When they inbounded the ball, it wasn’t a play for two-time MVP Candace Parker. It wasn’t a play for MVP Nneka Ogwumike.
It was a play for Chelsea Gray.
It didn’t go exactly as planned. Gray dribbled to the elbow, and couldn’t find anyone to pass to. With the shot clock running down, she pump-faked a few times, and hoisted a jumper.
Like it seemingly has all season, it went in.
“I was looking for somebody,” she said after the game with a laugh and a shrug. “But [the defender] was smaller than me, so I just rose above and knocked it down.”
That’s been a theme all year for Gray, who emerged from a back-of-the-bench role player to a bonafide star, seemingly overnight.
In 2016, her second year in the league, she averaged 16.4 minutes and 5.9 points per game. Last year, those numbers spiked to 33.1 and 14.8, as she earned an All-Star nod. This year, she’s added 5.4 assists per game, and genuinely created a discussion as to who the Sparks best player is.
After her dominant showing on Sunday, I asked Sparks’ coach Brian Agler if he knew that Gray could be this good. His response was telling: “I don’t ever put limitations on anybody, because everybody can be an elite player. It depends on what kind of time they want to put into it, depends on what kind of mentality they have, depends on how disciplined they are; she has all those qualities, along with being coached. She’s very, very coachable. It’s not because of me where she’s at, other than she has let me challenge her, and she’ll let me coach her hard. And when you have that kind of attitude, that means you’re absorbing things.”
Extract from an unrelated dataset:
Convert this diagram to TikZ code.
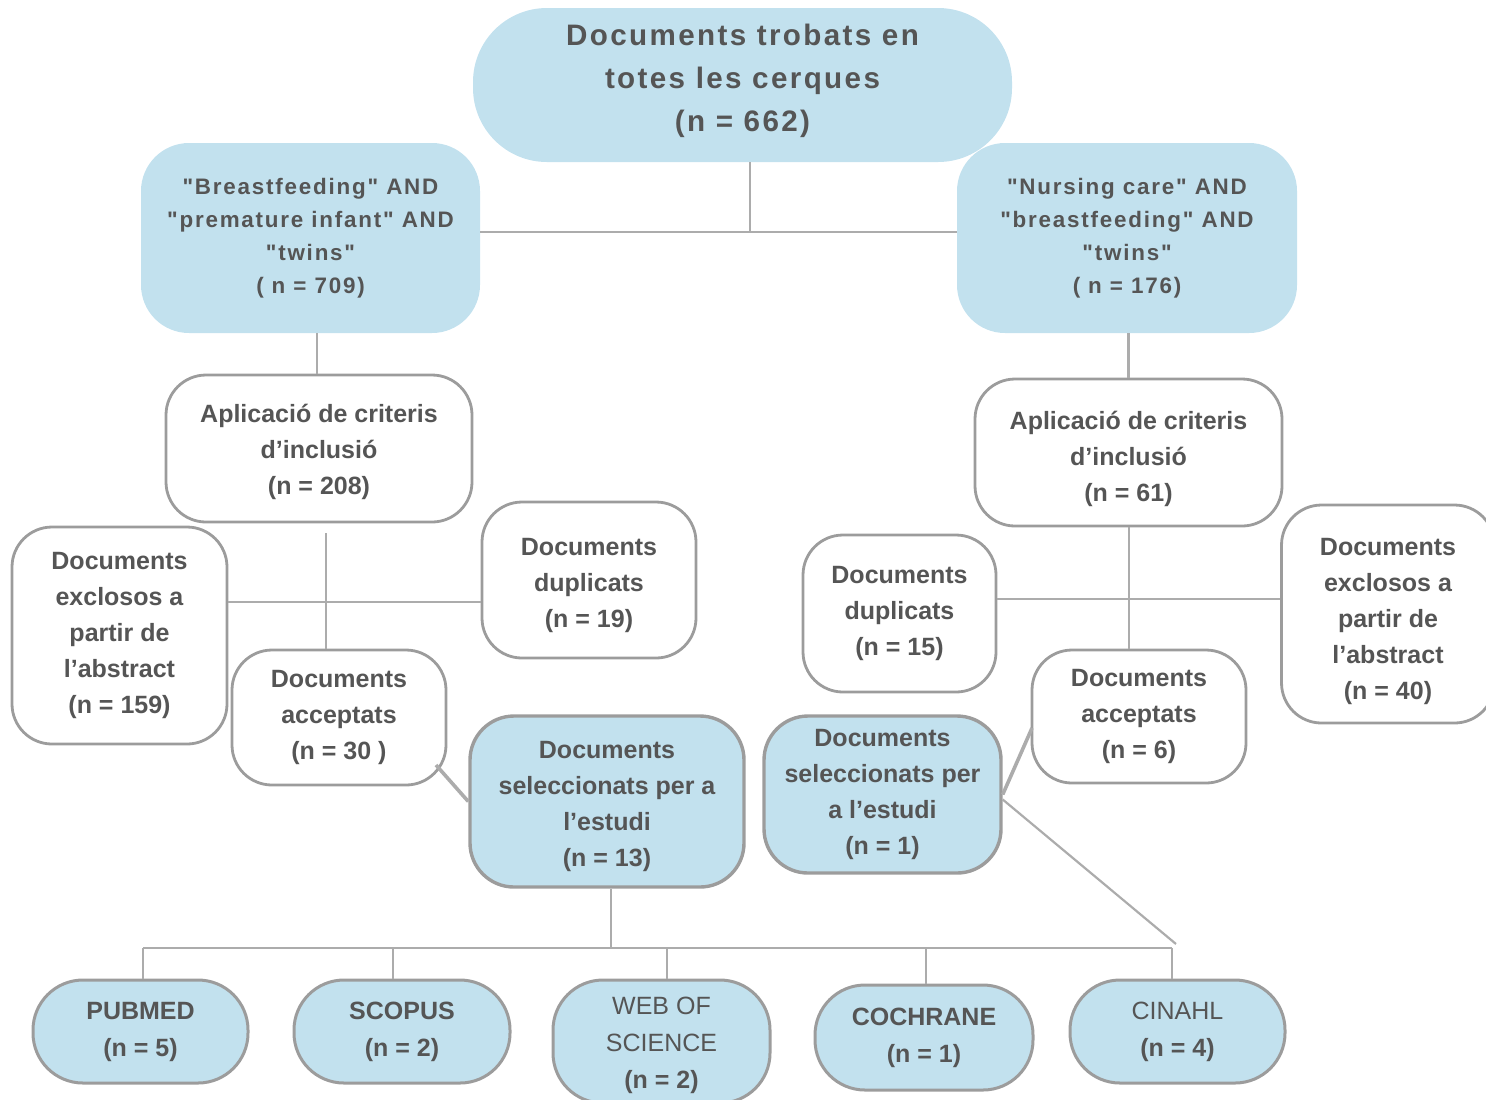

Indeed, in just her fourth year, the growth and absorption for Gray is visible on a nightly basis. It seems almost every game we see a new element implemented in her game, or an old element that’s been polished and refined a little more. She’s bigger than opposing point guards, a nuisance defensively, and one of the league’s top passers and shooters.
And now, she’s established herself as one of the most clutch players in the league, with ridiculous shots such as Sunday’s becoming the norm for her. The sky is the limit for the young point guard, already arguably the best in the league; and it’s clear that her teammates and coaches are excited to see what the next step in her development has to offer.